▸ **Written request**
Restate the data word for word and leave the images out.

▸ **Data extract**

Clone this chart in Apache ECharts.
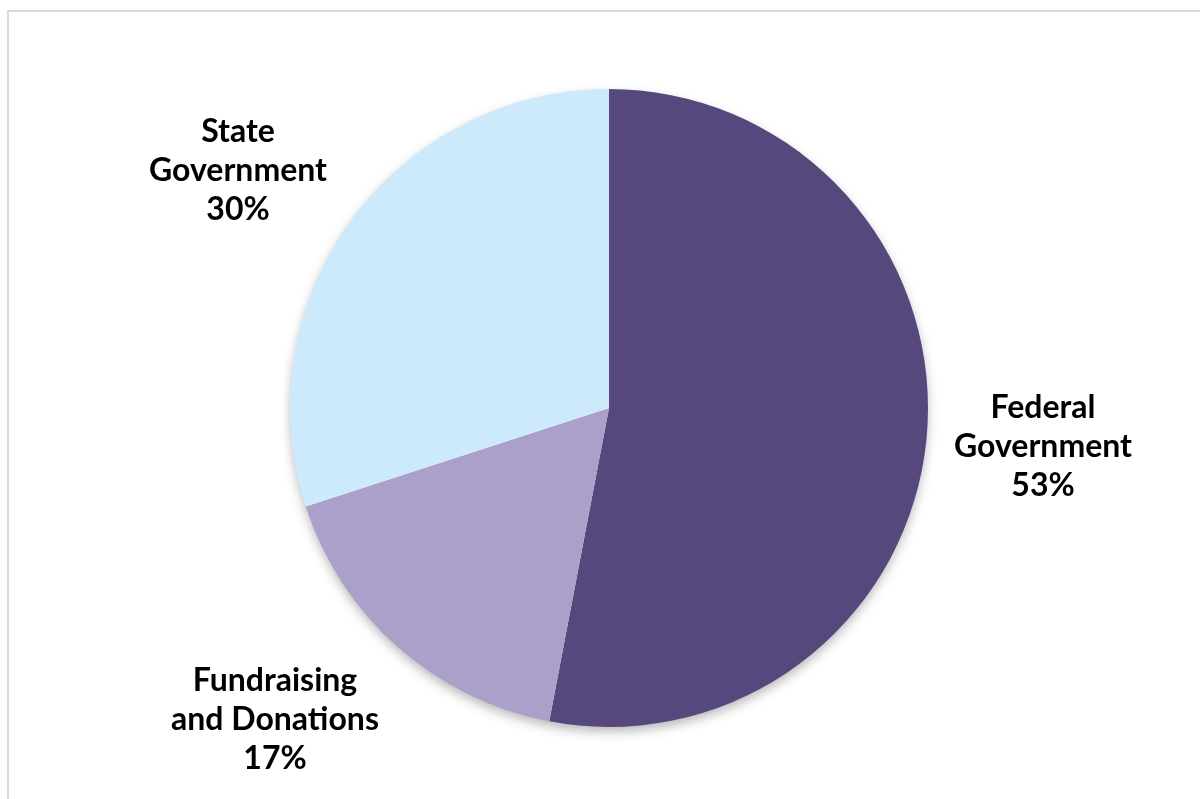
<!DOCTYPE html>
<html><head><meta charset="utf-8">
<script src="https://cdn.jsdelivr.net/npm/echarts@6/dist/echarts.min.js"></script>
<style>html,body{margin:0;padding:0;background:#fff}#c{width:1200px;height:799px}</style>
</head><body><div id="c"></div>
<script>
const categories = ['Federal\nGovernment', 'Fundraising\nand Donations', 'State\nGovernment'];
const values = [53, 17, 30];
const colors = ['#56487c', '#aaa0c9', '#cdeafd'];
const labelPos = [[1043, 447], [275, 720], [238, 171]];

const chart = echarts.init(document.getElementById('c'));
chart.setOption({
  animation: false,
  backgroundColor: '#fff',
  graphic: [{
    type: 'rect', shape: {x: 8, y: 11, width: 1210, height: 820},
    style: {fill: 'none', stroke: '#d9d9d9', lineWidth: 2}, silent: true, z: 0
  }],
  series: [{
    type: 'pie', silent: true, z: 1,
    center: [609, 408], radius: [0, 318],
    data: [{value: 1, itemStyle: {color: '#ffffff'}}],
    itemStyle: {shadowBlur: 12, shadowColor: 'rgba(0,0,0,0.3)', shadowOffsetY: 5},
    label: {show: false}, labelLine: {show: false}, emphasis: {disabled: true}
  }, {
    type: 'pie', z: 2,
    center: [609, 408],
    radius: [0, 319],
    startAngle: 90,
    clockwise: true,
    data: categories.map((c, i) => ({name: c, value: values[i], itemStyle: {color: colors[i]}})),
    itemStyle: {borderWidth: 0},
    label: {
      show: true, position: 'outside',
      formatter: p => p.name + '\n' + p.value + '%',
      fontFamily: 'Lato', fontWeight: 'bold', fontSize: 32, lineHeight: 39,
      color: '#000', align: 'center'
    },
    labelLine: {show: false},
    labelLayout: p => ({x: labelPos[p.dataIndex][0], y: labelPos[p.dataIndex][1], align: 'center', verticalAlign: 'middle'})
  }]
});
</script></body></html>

▸ **Finished task**
Clone this chart in Apache ECharts.
<!DOCTYPE html>
<html><head><meta charset="utf-8">
<script src="https://cdn.jsdelivr.net/npm/echarts@6/dist/echarts.min.js"></script>
<style>html,body{margin:0;padding:0;background:#fff}#c{width:1200px;height:799px}</style>
</head><body><div id="c"></div>
<script>
const categories = ['Federal\nGovernment', 'Fundraising\nand Donations', 'State\nGovernment'];
const values = [53, 17, 30];
const colors = ['#56487c', '#aaa0c9', '#cdeafd'];
const labelPos = [[1043, 447], [275, 720], [238, 171]];

const chart = echarts.init(document.getElementById('c'));
chart.setOption({
  animation: false,
  backgroundColor: '#fff',
  graphic: [{
    type: 'rect', shape: {x: 8, y: 11, width: 1210, height: 820},
    style: {fill: 'none', stroke: '#d9d9d9', lineWidth: 2}, silent: true, z: 0
  }],
  series: [{
    type: 'pie', silent: true, z: 1,
    center: [609, 408], radius: [0, 318],
    data: [{value: 1, itemStyle: {color: '#ffffff'}}],
    itemStyle: {shadowBlur: 12, shadowColor: 'rgba(0,0,0,0.3)', shadowOffsetY: 5},
    label: {show: false}, labelLine: {show: false}, emphasis: {disabled: true}
  }, {
    type: 'pie', z: 2,
    center: [609, 408],
    radius: [0, 319],
    startAngle: 90,
    clockwise: true,
    data: categories.map((c, i) => ({name: c, value: values[i], itemStyle: {color: colors[i]}})),
    itemStyle: {borderWidth: 0},
    label: {
      show: true, position: 'outside',
      formatter: p => p.name + '\n' + p.value + '%',
      fontFamily: 'Lato', fontWeight: 'bold', fontSize: 32, lineHeight: 39,
      color: '#000', align: 'center'
    },
    labelLine: {show: false},
    labelLayout: p => ({x: labelPos[p.dataIndex][0], y: labelPos[p.dataIndex][1], align: 'center', verticalAlign: 'middle'})
  }]
});
</script></body></html>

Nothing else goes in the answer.